Caroline will also talk through what happens to the information collected, from when the data is collected through to when it is transformed into meaningful statistics. The 2021 Census is being conducted at a most interesting time and the data from this Census will be very important to show how the pandemic is affecting our economy and society.
Partners in Data Science – Gentry White, ACEMS & QUT Centre for Data Science Watch video
Gentry White discusses the unique partnership between ACEMS, the QUT Centre for Data Science and the ABS, outlining their current program of research and plans for the future.
AusEnHealth Project: Climate and Air Quality Vulnerability Index Development & ABS Data Use – Dr Aiden Price Watch video
The changing nature of many hazards, coupled with growing and ageing populations and infrastructure in exposed areas is leading to increased vulnerability across Australia and internationally.
AusEnHealth is a multi-agency funded project with the aim to provide tools to support the assessment of population vulnerability through an environmental health lens. This has been achieved by combining air quality and climate data with demographics data, the latter being comprised almost entirely of Census data from the ABS. Other collaborators include BOM and the Centre for Air Pollution, Energy and Health Research (CAHA).

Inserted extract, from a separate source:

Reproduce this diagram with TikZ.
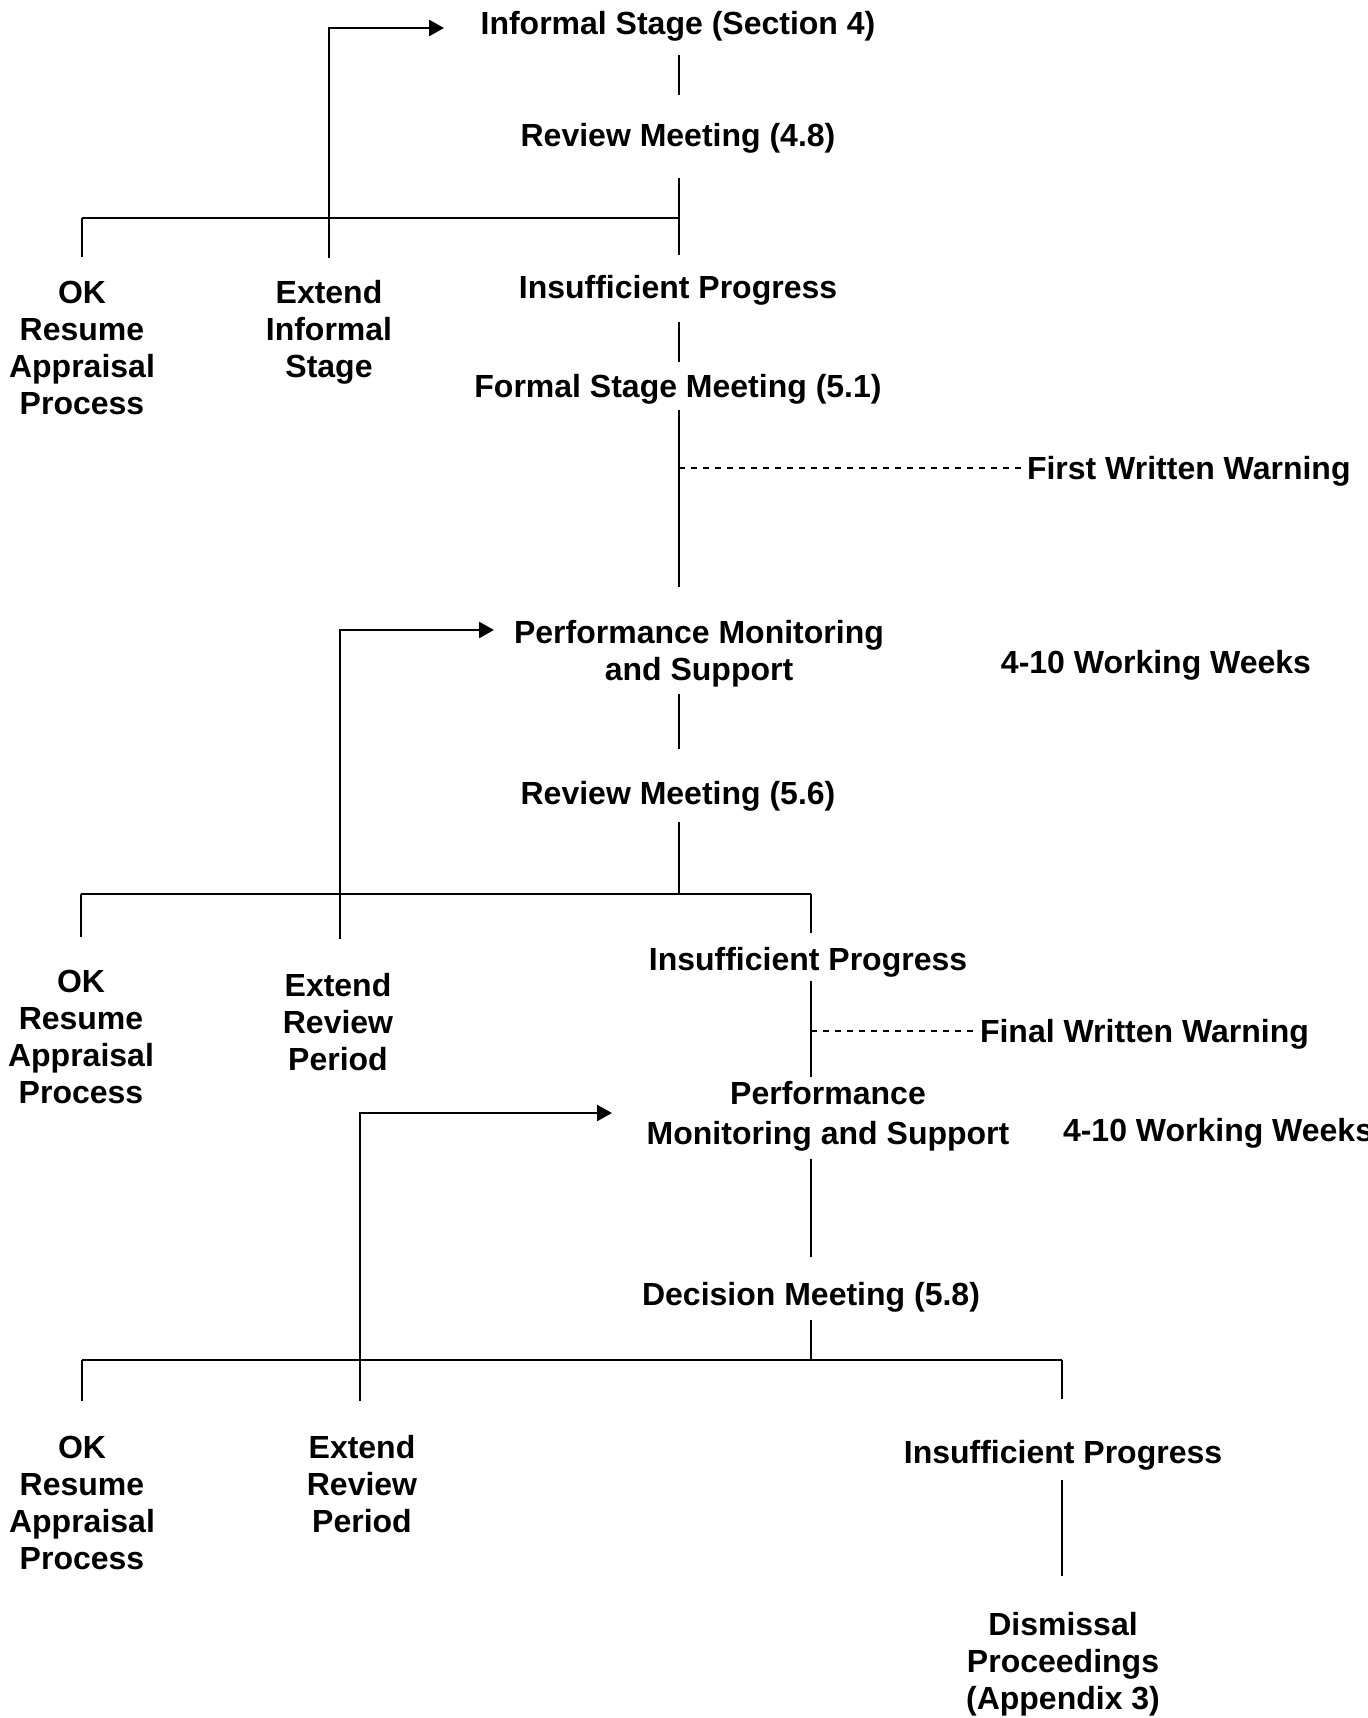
\documentclass[tikz,border=0pt]{standalone}
\usepackage{fontspec}
\setmainfont{Liberation Sans}
\usetikzlibrary{arrows.meta}

\begin{document}
\begin{tikzpicture}[x=0.5pt, y=-0.5pt, line width=1pt,
    main node/.style={font=\fontsize{16}{18.5}\selectfont\bfseries, align=center, inner sep=0pt},
    back arrow/.style={-{Triangle[length=7.5pt,width=8pt]}, line width=1.3pt},
    warn line/.style={dashed, line width=0.6pt}]

                \useasboundingbox (0,0) rectangle (1367,1718);

                % informal stage
                \node[main node] (inf) at (678, 26) {Informal Stage (Section 4)};
                \node[main node] (rev1) at (678, 138) {Review Meeting (4.8)};
                \node[main node] (ok1) at (82, 348) {OK\\Resume\\Appraisal\\Process};
                \node[main node] (ext1) at (329, 332) {Extend\\Informal\\Stage};
                \node[main node] (ins1) at (678, 290) {Insufficient Progress};
                \node[main node] (formal) at (678, 389) {Formal Stage Meeting (5.1)};
                \node[main node, anchor=west] (warn1) at (1026, 471) {First Written Warning};

                \coordinate (a1) at (679, 55);
                \coordinate (a2) at (679, 95);
                \coordinate (b1) at (679, 178);
                \coordinate (b2) at (679, 218);
                \coordinate (b3) at (679, 255);
                \coordinate (b4) at (82, 218);
                \coordinate (b5) at (82, 257);
                \coordinate (b6) at (329, 258);
                \coordinate (b7) at (444, 28);
                \coordinate (c1) at (679, 322);
                \coordinate (c2) at (679, 362);
                \coordinate (d1) at (679, 410);
                \coordinate (d2) at (679, 468);
                \coordinate (d3) at (679, 587);

                \path (a1) edge (a2);
                \path (b1) edge (b3);
                \path (b4) edge (b2);
                \path (b4) edge (b5);
                \draw[back arrow] (b6) |- (b7);
                \path (c1) edge (c2);
                \path (d1) edge (d3);
                \path[warn line] (d2) edge (d2 -| warn1.west);

                % first review period
                \node[main node] (perf1) at (699, 654) {Performance Monitoring\\and Support};
                \node[main node] (weeks1) at (1156, 665) {4-10 Working Weeks};
                \node[main node] (rev2) at (678, 796) {Review Meeting (5.6)};
                \node[main node] (ok2) at (81, 1037) {OK\\Resume\\Appraisal\\Process};
                \node[main node] (ext2) at (338, 1022) {Extend\\Review\\Period};
                \node[main node] (ins2) at (808, 962) {Insufficient Progress};
                \node[main node, anchor=west] (warn2) at (979, 1034) {Final Written Warning};

                \coordinate (e1) at (340, 939);
                \coordinate (e2) at (494, 630);
                \coordinate (f1) at (679, 694);
                \coordinate (f2) at (679, 749);
                \coordinate (g1) at (679, 822);
                \coordinate (g2) at (679, 894);
                \coordinate (g3) at (81, 894);
                \coordinate (g4) at (81, 937);
                \coordinate (g5) at (811, 894);
                \coordinate (g6) at (811, 933);
                \coordinate (h1) at (811, 981);
                \coordinate (h2) at (811, 1031);
                \coordinate (h3) at (811, 1077);

                \draw[back arrow] (e1) |- (e2);
                \path (f1) edge (f2);
                \path (g1) edge (g2);
                \path (g3) edge (g5);
                \path (g3) edge (g4);
                \path (g5) edge (g6);
                \path (h1) edge (h3);
                \path[warn line] (h2) edge (h2 -| warn2.west);

                % second review period
                \node[main node] (perf2) at (828, 1116) {Performance\\[1.5pt]Monitoring and Support};
                \node[main node, anchor=west] (weeks2) at (1062, 1133) {4-10 Working Weeks};
                \node[main node] (dec) at (811, 1297) {Decision Meeting (5.8)};
                \node[main node] (ok3) at (82, 1503) {OK\\Resume\\Appraisal\\Process};
                \node[main node] (ext3) at (362, 1484) {Extend\\Review\\Period};
                \node[main node] (ins3) at (1063, 1455) {Insufficient Progress};
                \node[main node] (dis) at (1063, 1664) {Dismissal\\Proceedings\\(Appendix 3)};

                \coordinate (k1) at (360, 1401);
                \coordinate (k2) at (612, 1113);
                \coordinate (m1) at (811, 1159);
                \coordinate (m2) at (811, 1257);
                \coordinate (n1) at (811, 1320);
                \coordinate (n2) at (811, 1360);
                \coordinate (n3) at (82, 1360);
                \coordinate (n4) at (82, 1401);
                \coordinate (n5) at (1062, 1360);
                \coordinate (n6) at (1062, 1399);
                \coordinate (p1) at (1062, 1480);
                \coordinate (p2) at (1062, 1576);

                \draw[back arrow] (k1) |- (k2);
                \path (m1) edge (m2);
                \path (n1) edge (n2);
                \path (n3) edge (n5);
                \path (n3) edge (n4);
                \path (n5) edge (n6);
                \path (p1) edge (p2);
            \end{tikzpicture}
\end{document}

A vulnerability index is calculated from exposure plus sensitivity minus adaptive capacity.

ACEMS Podcast

Every five years, the Australian Bureau of Statistics (ABS), conducts a national Census. The official date of the next census is Tuesday, 10 August. The last Census, in 2016, ran into big problems on Census night, with the website having to be shut down. In this episode, ahead of the 2021 Census on 10 August, ACEMS features the Deputy Australian Statistician with the Australian Bureau of Statistics, Ms Teresa Dickinson, who led the 2021 Census. She explains what they've learnt from the 2016 Census and explores how the COVID-19 pandemic has affected the Census, the future of the Census and how things might change.